Si le débat autour de la gratuité des transports, totale ou partielle, est « censée, en soi, accélérer la transition écologique et le report modal », observe l’institution financière, elle creuse les finances « tout en ne s’accompagnant que d’un report modal des automobilistes très limité ». Autrement dit, l’argument environnemental, qui consiste à dire qu’un transport gratuit pousse à laisser sa voiture au garage, vacille.

« Ce n’est pas le prix mais le temps de trajet qui compte »

Un sondage réalisé à Montpellier auprès des usagers entre octobre 2023 et mai 2024 par la Cour des comptes enfonce le clou. On y apprend que, certes, la fréquentation des transports montpelliérains a augmenté de 20 %, mais 39 % de ces trajets additionnels proviennent d’habitants qui jusqu’à présent privilégiaient déjà des modes de transport doux comme la marche, le vélo ou la trottinette. Plutôt un effet d’aubaine, donc.

« Ce n’est pas le prix qui décide l’automobiliste à laisser sa voiture au garage mais la promesse d’une réduction de son temps de trajet », signale François Mirabel, professeur d’économie à l’université de Montpellier. Grâce à une offre de transport en commun étoffée, comme le suggère aussi le rapport de la Cour des comptes.

Patience, répond la métropole montpelliéraine dont le calendrier transport d’ici la fin de l’année est chargé avec l’extension de la première ligne de tramway jusqu’à la gare Montpellier-Sud de France et l’ouverture d’une cinquième ligne censée transporter 100 000 voyageurs par jour. À venir aussi des lignes de tram-bus. Sur le volet environnement, la collectivité souligne aussi une amélioration nette de la qualité de l’air avec une forte baisse du nombre de surfaces surexposées à la pollution de l’air (-67 %) et des personnes concernées (-90 %).

Côté usagers, le ressenti sur les effets de la gratuité est plus mitigé. « Le rapport constate comme nous une baisse du niveau de satisfaction », pointe Yanis Ruelle, membre d’un collectif d’usagers, reprochant des rames bondées et des cadencements insuffisants sur un réseau à saturation. C’est d’ailleurs l’un des avertissements de la Cour des comptes : si la gratuité permet d’augmenter la fréquentation sans offre supplémentaire, le risque est ensuite de ne pas avoir les moyens pour financer l’augmentation ou l’amélioration du service.

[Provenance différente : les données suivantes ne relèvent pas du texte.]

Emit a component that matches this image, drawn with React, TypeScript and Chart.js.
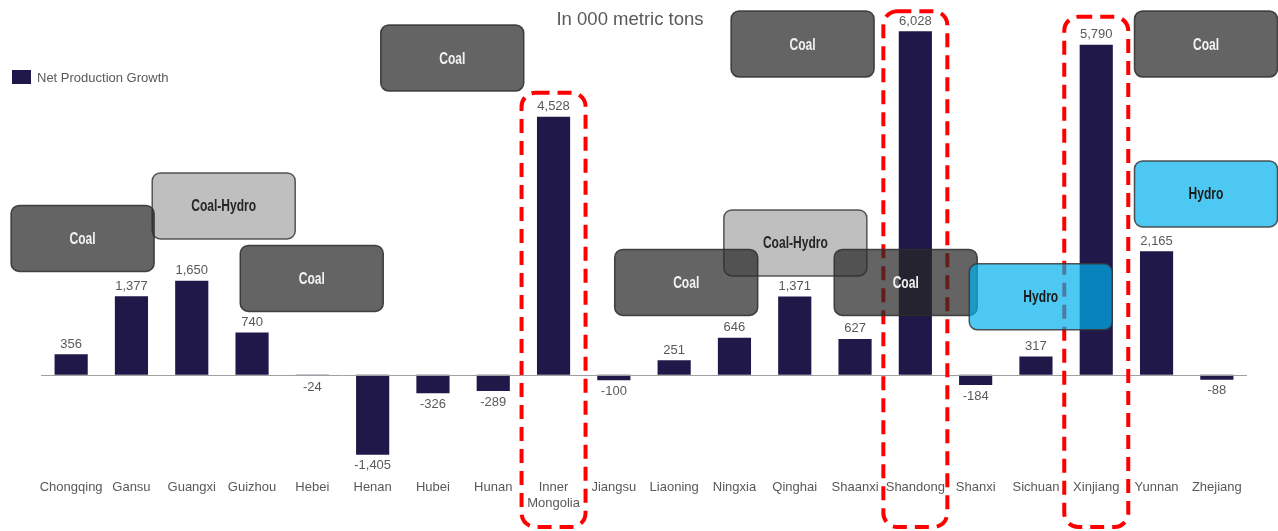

Et pour cause, renchérit le professeur François Mirabel : « La gratuité n’existe pas. À Montpellier, les près de 40 M€ de recettes tarifaires en moins auraient pu être utilisés pour autre chose. » Et l’économiste de partager une autre recommandation de la Cour des comptes à propos de la nécessité de mener une politique globale de transport dont la gratuité ne serait qu’une brique : « Avant cela, il faut réduire la voirie, proposer davantage de stationnements aux entrées de la ville et accroître les modes de transports alternatifs. » La gratuité, elle, ne viendrait qu’en dernier, pour couronner le tout.